Omit every image, and transcribe the remaining entries exactly as given.

(Plotting code records)

* begin *

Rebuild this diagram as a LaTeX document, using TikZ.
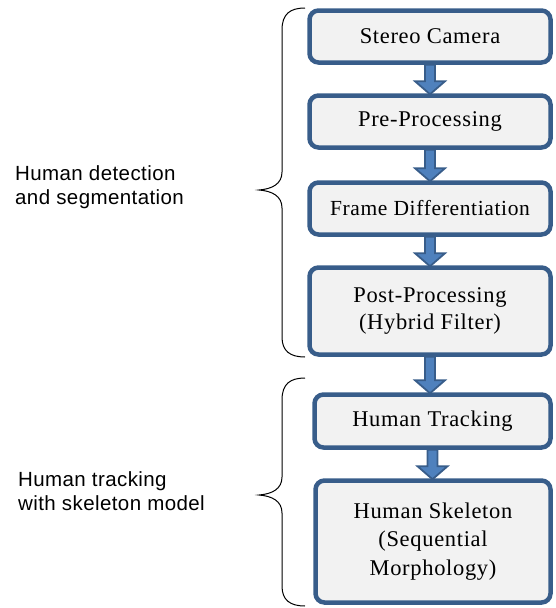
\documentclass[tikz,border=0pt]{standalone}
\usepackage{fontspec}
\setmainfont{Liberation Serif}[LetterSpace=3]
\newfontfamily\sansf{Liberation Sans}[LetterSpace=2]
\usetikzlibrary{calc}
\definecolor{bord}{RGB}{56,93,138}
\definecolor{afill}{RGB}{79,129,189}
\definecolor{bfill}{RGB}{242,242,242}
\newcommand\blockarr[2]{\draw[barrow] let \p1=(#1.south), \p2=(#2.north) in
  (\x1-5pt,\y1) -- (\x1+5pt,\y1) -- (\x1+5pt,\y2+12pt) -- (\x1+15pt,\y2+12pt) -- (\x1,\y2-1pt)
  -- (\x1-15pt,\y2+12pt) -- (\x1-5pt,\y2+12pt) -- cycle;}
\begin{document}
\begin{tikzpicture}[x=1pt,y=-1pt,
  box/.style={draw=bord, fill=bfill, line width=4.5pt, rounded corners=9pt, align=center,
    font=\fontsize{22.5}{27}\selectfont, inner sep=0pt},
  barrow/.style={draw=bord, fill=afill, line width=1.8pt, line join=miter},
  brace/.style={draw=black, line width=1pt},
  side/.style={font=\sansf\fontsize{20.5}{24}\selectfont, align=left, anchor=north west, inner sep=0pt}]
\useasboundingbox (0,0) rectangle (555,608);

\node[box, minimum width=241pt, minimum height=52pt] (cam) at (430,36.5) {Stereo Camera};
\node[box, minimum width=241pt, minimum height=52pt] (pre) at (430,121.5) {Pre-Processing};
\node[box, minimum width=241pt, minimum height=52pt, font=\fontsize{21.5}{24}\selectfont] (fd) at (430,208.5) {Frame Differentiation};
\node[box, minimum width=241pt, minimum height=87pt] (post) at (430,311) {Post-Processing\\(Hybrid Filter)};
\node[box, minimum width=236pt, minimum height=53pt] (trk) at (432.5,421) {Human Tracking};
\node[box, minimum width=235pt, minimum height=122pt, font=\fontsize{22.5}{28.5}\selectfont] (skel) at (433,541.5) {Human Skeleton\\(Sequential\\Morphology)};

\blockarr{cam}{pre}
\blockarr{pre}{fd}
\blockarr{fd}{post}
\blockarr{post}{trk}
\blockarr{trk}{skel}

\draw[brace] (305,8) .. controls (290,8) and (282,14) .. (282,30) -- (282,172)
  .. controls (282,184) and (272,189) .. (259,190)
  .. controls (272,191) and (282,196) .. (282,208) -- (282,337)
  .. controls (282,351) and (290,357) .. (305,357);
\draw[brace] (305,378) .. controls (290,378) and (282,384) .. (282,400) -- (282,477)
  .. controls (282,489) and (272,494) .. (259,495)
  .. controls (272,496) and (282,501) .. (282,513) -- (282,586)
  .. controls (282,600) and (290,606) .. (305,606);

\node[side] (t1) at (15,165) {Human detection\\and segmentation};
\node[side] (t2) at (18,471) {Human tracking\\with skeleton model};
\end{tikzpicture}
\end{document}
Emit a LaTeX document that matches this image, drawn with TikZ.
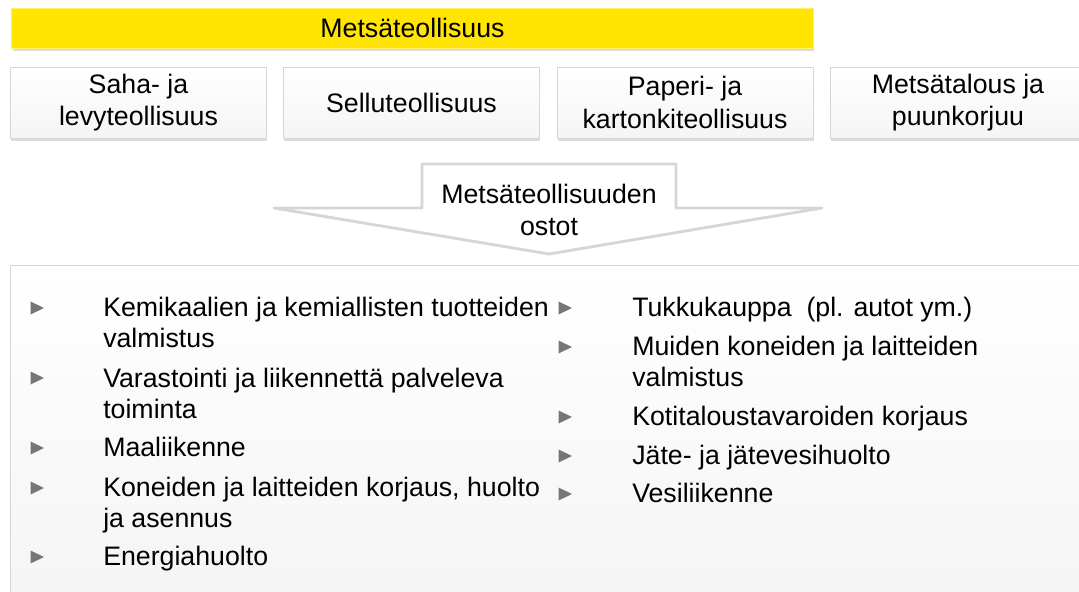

* end *

> _EXERCISE SOLUTION_
Rebuild this diagram as a LaTeX document, using TikZ.
\documentclass[tikz,border=0pt]{standalone}
\usepackage{fontspec}
\setmainfont{Liberation Serif}[LetterSpace=3]
\newfontfamily\sansf{Liberation Sans}[LetterSpace=2]
\usetikzlibrary{calc}
\definecolor{bord}{RGB}{56,93,138}
\definecolor{afill}{RGB}{79,129,189}
\definecolor{bfill}{RGB}{242,242,242}
\newcommand\blockarr[2]{\draw[barrow] let \p1=(#1.south), \p2=(#2.north) in
  (\x1-5pt,\y1) -- (\x1+5pt,\y1) -- (\x1+5pt,\y2+12pt) -- (\x1+15pt,\y2+12pt) -- (\x1,\y2-1pt)
  -- (\x1-15pt,\y2+12pt) -- (\x1-5pt,\y2+12pt) -- cycle;}
\begin{document}
\begin{tikzpicture}[x=1pt,y=-1pt,
  box/.style={draw=bord, fill=bfill, line width=4.5pt, rounded corners=9pt, align=center,
    font=\fontsize{22.5}{27}\selectfont, inner sep=0pt},
  barrow/.style={draw=bord, fill=afill, line width=1.8pt, line join=miter},
  brace/.style={draw=black, line width=1pt},
  side/.style={font=\sansf\fontsize{20.5}{24}\selectfont, align=left, anchor=north west, inner sep=0pt}]
\useasboundingbox (0,0) rectangle (555,608);

\node[box, minimum width=241pt, minimum height=52pt] (cam) at (430,36.5) {Stereo Camera};
\node[box, minimum width=241pt, minimum height=52pt] (pre) at (430,121.5) {Pre-Processing};
\node[box, minimum width=241pt, minimum height=52pt, font=\fontsize{21.5}{24}\selectfont] (fd) at (430,208.5) {Frame Differentiation};
\node[box, minimum width=241pt, minimum height=87pt] (post) at (430,311) {Post-Processing\\(Hybrid Filter)};
\node[box, minimum width=236pt, minimum height=53pt] (trk) at (432.5,421) {Human Tracking};
\node[box, minimum width=235pt, minimum height=122pt, font=\fontsize{22.5}{28.5}\selectfont] (skel) at (433,541.5) {Human Skeleton\\(Sequential\\Morphology)};

\blockarr{cam}{pre}
\blockarr{pre}{fd}
\blockarr{fd}{post}
\blockarr{post}{trk}
\blockarr{trk}{skel}

\draw[brace] (305,8) .. controls (290,8) and (282,14) .. (282,30) -- (282,172)
  .. controls (282,184) and (272,189) .. (259,190)
  .. controls (272,191) and (282,196) .. (282,208) -- (282,337)
  .. controls (282,351) and (290,357) .. (305,357);
\draw[brace] (305,378) .. controls (290,378) and (282,384) .. (282,400) -- (282,477)
  .. controls (282,489) and (272,494) .. (259,495)
  .. controls (272,496) and (282,501) .. (282,513) -- (282,586)
  .. controls (282,600) and (290,606) .. (305,606);

\node[side] (t1) at (15,165) {Human detection\\and segmentation};
\node[side] (t2) at (18,471) {Human tracking\\with skeleton model};
\end{tikzpicture}
\end{document}
Emit a LaTeX document that matches this image, drawn with TikZ.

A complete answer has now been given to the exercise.